Pull each line holding "this" out of the entries below.

☆ ☆ ☆ ☆ ☆ ☆ ☆

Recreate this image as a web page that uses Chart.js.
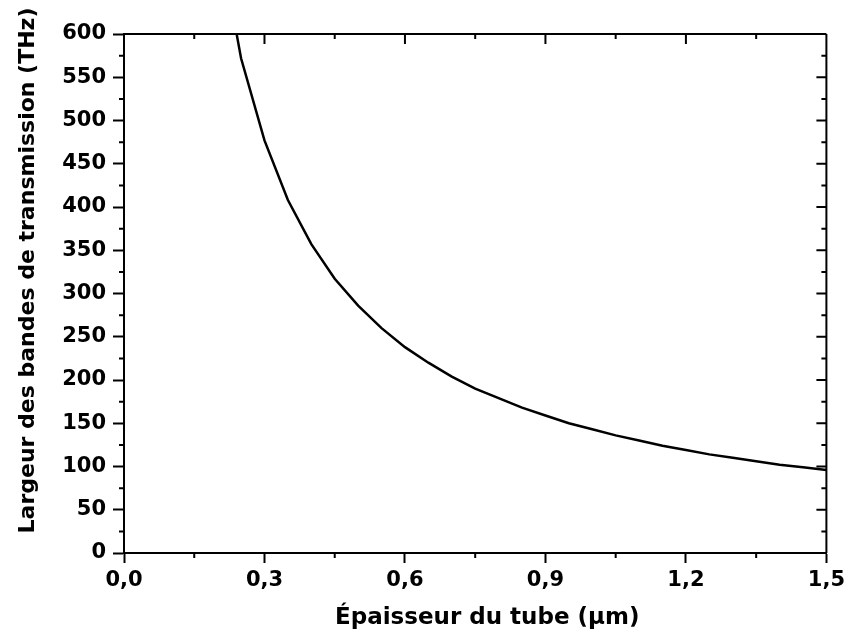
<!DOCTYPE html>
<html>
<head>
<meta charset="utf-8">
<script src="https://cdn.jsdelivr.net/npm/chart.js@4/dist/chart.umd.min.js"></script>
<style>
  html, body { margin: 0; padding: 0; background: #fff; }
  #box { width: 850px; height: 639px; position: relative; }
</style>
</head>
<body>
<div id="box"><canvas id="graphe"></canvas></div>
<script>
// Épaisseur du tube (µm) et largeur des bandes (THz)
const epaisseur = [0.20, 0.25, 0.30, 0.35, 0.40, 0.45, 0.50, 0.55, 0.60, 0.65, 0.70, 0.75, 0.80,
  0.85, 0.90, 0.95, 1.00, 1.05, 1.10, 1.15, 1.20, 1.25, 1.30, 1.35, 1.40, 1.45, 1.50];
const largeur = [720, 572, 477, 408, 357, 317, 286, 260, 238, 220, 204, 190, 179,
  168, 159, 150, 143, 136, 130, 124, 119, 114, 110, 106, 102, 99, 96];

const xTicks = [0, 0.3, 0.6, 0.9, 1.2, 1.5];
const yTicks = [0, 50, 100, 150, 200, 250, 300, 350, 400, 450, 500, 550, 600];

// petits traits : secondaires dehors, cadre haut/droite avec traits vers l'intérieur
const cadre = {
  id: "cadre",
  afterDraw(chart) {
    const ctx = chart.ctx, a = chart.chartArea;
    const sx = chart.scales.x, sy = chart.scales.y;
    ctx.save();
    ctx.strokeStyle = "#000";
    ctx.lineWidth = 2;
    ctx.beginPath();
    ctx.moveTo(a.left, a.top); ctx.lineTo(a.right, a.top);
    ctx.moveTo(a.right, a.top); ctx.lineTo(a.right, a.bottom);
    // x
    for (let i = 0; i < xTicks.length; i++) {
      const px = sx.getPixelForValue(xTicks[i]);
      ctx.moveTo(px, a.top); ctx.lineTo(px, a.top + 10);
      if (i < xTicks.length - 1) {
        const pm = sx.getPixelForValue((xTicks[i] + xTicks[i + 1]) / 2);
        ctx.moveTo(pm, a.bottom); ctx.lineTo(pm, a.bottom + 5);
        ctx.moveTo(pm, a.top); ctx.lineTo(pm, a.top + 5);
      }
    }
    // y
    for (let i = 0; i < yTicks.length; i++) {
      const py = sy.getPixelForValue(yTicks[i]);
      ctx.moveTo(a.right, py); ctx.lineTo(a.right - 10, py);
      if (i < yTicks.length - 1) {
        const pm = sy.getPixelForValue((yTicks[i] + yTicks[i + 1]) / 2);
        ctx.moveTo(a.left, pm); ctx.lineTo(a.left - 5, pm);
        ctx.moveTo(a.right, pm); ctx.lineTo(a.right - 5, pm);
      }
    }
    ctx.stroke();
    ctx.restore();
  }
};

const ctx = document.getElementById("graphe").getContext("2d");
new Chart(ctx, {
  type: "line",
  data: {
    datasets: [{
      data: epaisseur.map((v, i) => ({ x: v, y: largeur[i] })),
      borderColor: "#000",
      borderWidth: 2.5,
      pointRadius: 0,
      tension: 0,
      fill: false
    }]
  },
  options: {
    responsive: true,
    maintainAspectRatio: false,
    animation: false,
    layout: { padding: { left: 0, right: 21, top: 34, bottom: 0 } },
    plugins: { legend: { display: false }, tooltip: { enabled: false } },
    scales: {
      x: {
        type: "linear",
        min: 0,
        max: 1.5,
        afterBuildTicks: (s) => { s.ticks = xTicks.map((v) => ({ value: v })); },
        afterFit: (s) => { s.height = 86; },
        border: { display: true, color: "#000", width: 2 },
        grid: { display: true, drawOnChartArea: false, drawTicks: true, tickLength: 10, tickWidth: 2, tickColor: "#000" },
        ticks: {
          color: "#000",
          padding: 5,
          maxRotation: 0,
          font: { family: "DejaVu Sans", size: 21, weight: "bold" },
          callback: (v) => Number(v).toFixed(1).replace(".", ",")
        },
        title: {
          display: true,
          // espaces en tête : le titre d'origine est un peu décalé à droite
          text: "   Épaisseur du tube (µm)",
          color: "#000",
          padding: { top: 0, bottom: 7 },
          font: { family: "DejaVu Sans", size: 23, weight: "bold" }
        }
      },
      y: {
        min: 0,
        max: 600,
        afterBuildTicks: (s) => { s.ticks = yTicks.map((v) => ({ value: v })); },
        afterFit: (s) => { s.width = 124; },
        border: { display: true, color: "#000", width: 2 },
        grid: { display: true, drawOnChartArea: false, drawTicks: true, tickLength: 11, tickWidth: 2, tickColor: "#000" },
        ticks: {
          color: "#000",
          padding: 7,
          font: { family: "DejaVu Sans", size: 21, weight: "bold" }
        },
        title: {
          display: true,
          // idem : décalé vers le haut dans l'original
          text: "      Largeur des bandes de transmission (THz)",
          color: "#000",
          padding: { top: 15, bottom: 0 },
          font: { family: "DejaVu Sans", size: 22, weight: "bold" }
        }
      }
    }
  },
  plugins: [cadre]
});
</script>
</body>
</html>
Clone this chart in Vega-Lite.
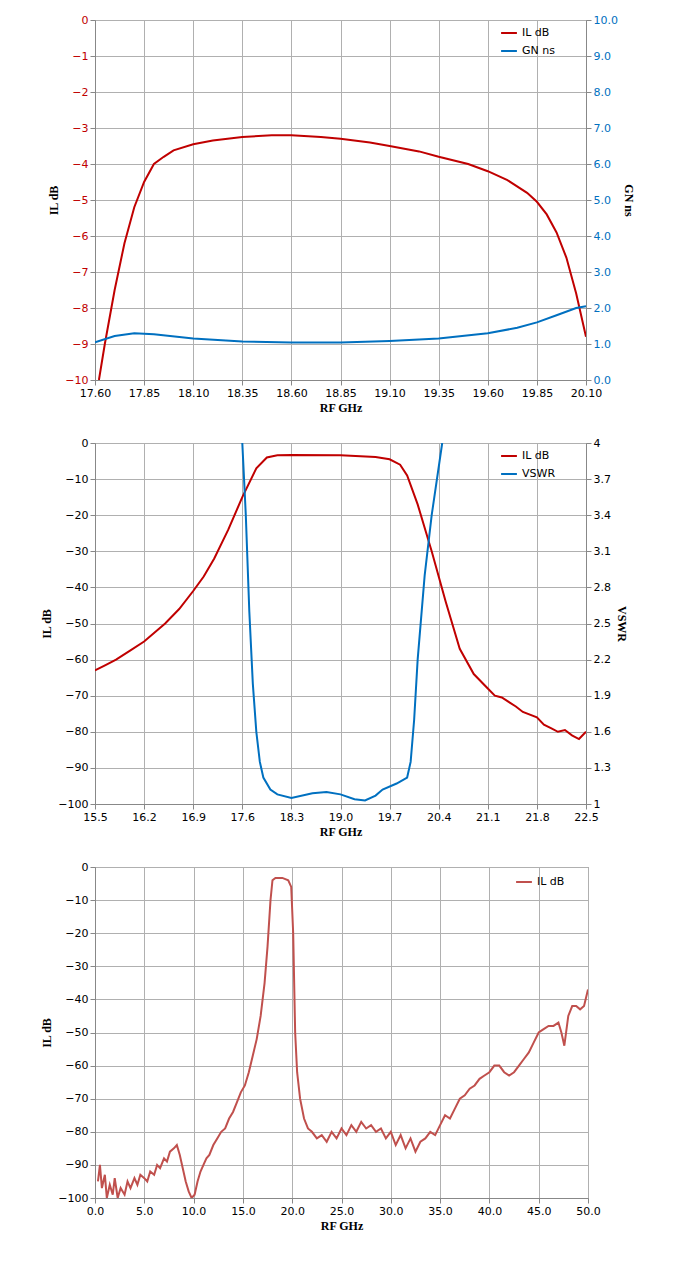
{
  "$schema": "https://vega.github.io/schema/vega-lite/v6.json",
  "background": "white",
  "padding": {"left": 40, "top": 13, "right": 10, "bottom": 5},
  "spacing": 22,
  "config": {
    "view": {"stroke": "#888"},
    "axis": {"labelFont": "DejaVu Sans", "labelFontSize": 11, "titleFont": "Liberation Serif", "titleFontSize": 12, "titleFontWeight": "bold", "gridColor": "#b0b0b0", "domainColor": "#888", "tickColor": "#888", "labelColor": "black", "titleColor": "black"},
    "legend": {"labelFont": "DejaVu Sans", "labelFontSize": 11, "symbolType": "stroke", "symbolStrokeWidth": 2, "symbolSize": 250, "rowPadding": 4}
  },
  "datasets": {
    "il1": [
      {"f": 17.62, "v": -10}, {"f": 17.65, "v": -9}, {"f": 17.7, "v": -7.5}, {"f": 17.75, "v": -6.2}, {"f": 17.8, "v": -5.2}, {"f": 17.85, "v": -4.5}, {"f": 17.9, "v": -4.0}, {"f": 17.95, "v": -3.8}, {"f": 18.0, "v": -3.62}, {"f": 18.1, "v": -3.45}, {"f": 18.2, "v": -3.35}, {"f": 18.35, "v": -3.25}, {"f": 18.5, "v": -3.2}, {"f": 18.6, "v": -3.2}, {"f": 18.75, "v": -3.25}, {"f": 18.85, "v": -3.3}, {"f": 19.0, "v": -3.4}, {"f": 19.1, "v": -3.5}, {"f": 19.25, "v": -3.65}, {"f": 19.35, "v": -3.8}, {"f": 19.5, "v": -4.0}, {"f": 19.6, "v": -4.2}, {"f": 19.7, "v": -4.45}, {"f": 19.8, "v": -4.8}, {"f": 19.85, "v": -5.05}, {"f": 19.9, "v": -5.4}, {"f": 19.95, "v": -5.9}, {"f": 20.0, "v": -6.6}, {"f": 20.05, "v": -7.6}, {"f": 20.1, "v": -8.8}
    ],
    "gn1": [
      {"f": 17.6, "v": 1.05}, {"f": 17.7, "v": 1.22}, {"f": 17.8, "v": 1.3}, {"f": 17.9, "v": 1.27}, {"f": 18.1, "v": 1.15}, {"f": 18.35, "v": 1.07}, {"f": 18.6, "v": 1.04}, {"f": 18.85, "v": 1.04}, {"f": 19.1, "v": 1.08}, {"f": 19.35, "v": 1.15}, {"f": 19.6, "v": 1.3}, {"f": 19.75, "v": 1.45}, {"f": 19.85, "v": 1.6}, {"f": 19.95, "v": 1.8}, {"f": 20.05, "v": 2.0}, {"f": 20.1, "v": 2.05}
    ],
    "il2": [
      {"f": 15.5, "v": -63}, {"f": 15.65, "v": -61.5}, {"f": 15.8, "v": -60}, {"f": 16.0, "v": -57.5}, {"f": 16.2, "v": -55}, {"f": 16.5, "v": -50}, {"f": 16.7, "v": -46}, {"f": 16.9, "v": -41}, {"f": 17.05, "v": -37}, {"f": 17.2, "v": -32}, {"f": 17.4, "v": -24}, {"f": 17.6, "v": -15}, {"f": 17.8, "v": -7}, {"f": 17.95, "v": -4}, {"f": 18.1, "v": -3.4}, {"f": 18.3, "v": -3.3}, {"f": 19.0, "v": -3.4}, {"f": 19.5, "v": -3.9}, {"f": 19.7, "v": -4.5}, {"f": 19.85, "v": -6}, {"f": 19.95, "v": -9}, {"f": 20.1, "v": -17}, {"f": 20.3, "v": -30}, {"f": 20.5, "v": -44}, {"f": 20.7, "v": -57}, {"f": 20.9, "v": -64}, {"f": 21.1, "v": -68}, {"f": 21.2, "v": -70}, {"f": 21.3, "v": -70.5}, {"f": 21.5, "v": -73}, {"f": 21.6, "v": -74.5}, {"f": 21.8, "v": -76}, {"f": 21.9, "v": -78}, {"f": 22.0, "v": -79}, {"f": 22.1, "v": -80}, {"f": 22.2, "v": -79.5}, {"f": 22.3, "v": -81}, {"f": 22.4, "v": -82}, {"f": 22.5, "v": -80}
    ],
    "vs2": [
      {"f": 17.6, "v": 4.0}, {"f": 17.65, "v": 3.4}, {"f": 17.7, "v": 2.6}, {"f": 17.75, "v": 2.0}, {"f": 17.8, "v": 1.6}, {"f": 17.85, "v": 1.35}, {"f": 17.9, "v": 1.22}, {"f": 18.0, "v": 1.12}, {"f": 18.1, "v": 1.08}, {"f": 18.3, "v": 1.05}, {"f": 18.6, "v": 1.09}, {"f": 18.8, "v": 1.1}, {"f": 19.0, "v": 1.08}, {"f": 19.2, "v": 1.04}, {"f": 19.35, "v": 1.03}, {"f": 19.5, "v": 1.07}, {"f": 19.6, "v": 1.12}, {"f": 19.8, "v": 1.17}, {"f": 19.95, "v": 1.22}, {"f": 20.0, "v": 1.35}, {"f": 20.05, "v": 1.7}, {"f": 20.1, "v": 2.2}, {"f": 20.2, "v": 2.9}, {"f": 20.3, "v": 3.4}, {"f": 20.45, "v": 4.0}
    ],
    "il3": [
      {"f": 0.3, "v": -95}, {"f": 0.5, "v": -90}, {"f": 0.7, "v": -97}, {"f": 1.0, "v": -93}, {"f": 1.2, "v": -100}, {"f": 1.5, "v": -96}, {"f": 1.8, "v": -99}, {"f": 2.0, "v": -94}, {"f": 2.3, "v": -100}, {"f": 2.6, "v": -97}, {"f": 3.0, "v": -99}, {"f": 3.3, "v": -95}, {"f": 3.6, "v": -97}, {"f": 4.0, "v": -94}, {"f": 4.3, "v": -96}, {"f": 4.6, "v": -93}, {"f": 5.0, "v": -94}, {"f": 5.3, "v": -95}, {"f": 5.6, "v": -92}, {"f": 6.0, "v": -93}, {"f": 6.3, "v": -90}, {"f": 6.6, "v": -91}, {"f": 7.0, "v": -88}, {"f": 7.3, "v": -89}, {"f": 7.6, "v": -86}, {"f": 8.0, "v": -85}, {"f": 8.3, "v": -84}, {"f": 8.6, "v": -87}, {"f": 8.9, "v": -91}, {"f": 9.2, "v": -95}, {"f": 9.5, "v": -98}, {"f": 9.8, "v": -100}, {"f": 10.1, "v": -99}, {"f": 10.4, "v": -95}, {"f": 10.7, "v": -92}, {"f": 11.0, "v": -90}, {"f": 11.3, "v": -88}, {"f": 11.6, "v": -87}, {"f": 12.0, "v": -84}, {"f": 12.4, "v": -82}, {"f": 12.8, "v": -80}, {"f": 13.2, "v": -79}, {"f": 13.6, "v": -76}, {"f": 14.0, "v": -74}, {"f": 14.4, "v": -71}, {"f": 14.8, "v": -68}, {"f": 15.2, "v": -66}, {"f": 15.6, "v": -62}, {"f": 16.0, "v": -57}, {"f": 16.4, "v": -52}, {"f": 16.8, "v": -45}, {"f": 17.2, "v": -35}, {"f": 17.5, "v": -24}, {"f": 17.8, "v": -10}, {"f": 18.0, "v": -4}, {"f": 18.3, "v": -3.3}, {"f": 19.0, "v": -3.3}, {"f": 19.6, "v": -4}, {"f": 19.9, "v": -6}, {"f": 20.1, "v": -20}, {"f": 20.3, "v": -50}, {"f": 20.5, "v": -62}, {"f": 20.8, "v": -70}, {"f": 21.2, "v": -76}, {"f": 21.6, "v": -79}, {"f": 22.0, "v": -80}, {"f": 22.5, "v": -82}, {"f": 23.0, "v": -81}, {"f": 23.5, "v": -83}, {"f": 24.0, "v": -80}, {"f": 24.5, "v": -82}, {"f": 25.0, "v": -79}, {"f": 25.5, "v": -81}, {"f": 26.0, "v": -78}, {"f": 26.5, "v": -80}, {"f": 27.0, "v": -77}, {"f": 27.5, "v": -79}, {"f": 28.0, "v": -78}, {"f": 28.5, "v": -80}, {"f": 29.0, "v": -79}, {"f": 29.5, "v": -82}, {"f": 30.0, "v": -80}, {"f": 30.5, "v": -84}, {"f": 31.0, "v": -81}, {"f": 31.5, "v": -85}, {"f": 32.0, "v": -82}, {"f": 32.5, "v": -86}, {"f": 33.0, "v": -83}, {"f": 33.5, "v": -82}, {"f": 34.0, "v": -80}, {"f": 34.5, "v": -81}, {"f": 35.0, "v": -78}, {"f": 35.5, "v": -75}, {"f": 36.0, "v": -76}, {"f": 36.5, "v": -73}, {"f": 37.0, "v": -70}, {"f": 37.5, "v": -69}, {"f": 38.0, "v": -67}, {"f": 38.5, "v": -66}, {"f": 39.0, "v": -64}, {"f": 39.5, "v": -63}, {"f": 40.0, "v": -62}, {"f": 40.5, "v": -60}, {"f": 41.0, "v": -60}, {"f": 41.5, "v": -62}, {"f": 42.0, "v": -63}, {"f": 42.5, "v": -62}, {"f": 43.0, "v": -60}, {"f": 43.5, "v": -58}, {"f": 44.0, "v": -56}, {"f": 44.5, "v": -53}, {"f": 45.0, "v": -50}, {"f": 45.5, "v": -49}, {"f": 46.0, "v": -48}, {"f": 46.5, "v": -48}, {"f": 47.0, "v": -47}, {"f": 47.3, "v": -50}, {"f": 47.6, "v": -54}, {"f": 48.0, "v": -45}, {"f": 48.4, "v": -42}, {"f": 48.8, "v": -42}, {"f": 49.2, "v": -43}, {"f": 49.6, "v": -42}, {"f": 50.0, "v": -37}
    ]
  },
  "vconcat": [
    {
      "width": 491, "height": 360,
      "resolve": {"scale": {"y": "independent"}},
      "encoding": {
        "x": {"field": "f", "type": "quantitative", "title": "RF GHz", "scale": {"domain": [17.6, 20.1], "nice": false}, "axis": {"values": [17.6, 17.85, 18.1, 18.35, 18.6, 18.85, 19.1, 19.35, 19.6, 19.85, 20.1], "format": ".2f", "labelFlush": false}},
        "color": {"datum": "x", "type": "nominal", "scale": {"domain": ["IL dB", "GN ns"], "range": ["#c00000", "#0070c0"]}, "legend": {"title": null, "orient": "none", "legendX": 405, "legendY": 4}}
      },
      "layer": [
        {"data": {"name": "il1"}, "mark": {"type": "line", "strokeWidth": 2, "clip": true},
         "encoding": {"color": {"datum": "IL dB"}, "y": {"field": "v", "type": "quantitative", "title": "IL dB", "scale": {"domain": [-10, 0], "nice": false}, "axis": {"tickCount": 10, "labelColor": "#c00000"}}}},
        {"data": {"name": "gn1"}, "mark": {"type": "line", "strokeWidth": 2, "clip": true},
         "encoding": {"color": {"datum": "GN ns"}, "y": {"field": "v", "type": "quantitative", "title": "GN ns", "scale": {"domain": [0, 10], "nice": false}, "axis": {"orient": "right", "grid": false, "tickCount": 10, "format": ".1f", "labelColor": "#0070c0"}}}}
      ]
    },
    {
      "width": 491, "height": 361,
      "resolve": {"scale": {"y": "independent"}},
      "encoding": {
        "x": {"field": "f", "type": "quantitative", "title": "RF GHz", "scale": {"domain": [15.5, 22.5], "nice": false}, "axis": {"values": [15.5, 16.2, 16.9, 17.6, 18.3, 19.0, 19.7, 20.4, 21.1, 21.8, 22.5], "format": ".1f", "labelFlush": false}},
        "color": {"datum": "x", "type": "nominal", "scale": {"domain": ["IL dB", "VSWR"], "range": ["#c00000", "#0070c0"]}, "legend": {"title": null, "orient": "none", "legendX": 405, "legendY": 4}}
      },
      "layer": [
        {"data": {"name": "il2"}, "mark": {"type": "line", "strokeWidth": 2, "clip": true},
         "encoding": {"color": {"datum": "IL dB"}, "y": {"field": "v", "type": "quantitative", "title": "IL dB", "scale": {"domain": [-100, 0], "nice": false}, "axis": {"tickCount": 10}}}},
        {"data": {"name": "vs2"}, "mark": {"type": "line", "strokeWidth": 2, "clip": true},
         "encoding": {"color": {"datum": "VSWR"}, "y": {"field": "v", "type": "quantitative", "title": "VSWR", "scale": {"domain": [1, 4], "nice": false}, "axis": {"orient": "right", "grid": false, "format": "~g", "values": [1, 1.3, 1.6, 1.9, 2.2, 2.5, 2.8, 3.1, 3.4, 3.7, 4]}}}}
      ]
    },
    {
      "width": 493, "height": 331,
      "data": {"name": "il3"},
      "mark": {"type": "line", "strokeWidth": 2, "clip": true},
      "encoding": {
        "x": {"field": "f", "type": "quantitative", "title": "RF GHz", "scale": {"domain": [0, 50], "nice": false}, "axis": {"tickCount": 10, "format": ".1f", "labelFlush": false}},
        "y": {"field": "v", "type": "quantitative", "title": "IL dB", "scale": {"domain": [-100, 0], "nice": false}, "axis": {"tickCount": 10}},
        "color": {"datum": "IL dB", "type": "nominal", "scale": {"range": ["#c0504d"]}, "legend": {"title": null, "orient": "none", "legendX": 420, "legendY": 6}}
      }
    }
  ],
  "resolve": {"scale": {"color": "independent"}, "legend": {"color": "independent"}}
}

☆ ☆ ☆ ☆ ☆ ☆ ☆

### Answer to the task:
Recreate this image as a web page that uses Chart.js.
Clone this chart in Vega-Lite.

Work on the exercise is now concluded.